I had another thread about this in General Support, it got locked.
If your product page url looks like this: domain/category/product,
you may notice that the AC generated canonical url in the head section looks different: domain/product.
Reasonably, you can't stop a bot from crawling both sets of product-page urls, especially if the canonical url specified in the head doesn't match the native url that results from navigation.
This means a bot will catalog 2 different urls for each product page. From the bot's perspective, that's two different links to identical content, or "duplicate content".

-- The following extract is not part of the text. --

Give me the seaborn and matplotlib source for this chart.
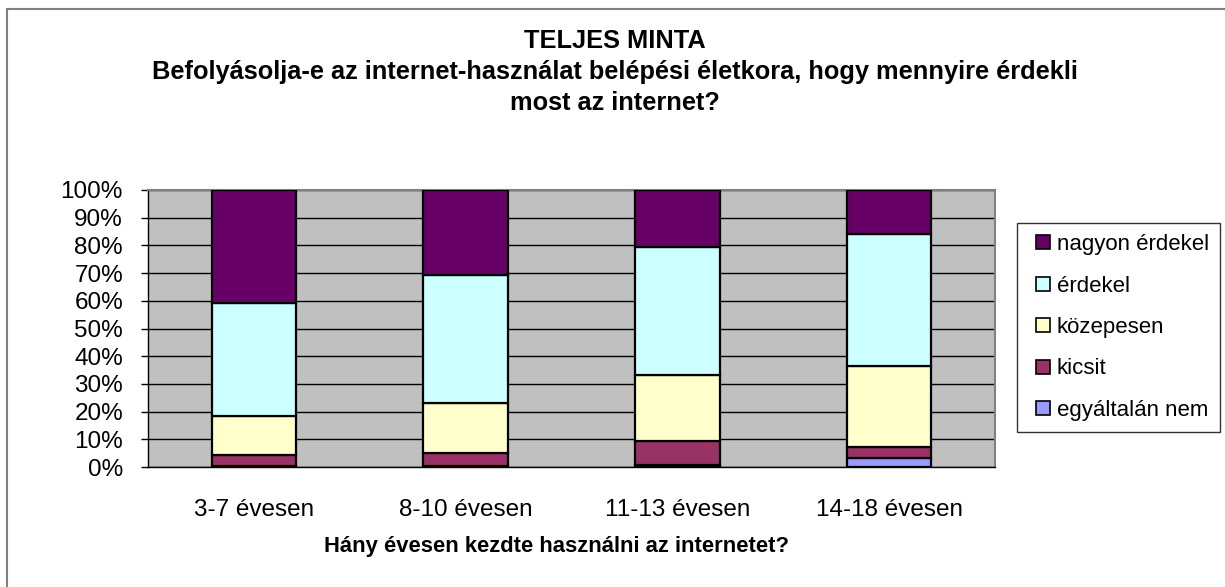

My solution: change the code so that the AC-specified canonical url matches the native url.
Method 1.2.10 -
root/storefront/controller/pages/product/product.php
About line 170, change
'href' => $this->html->getSEOURL('product/product', '&product_id=' . $product_id, '&encode'),
to
'href' => "https://$_SERVER[HTTP_HOST]$_SERVER[REQUEST_URI]",
Method 1.2.11 -
root/storefront/controller/common/seo_url.php
About line 121, change
'href' => $url
to
'href' => "https://$_SERVER[HTTP_HOST]$_SERVER[REQUEST_URI]"
I have a small site, only 3 levels deep at any product page. This mod works for me. There are probably other considerations for larger sites.
It's a core mod. Keep a record of core mods so that you can rewrite them after system updates.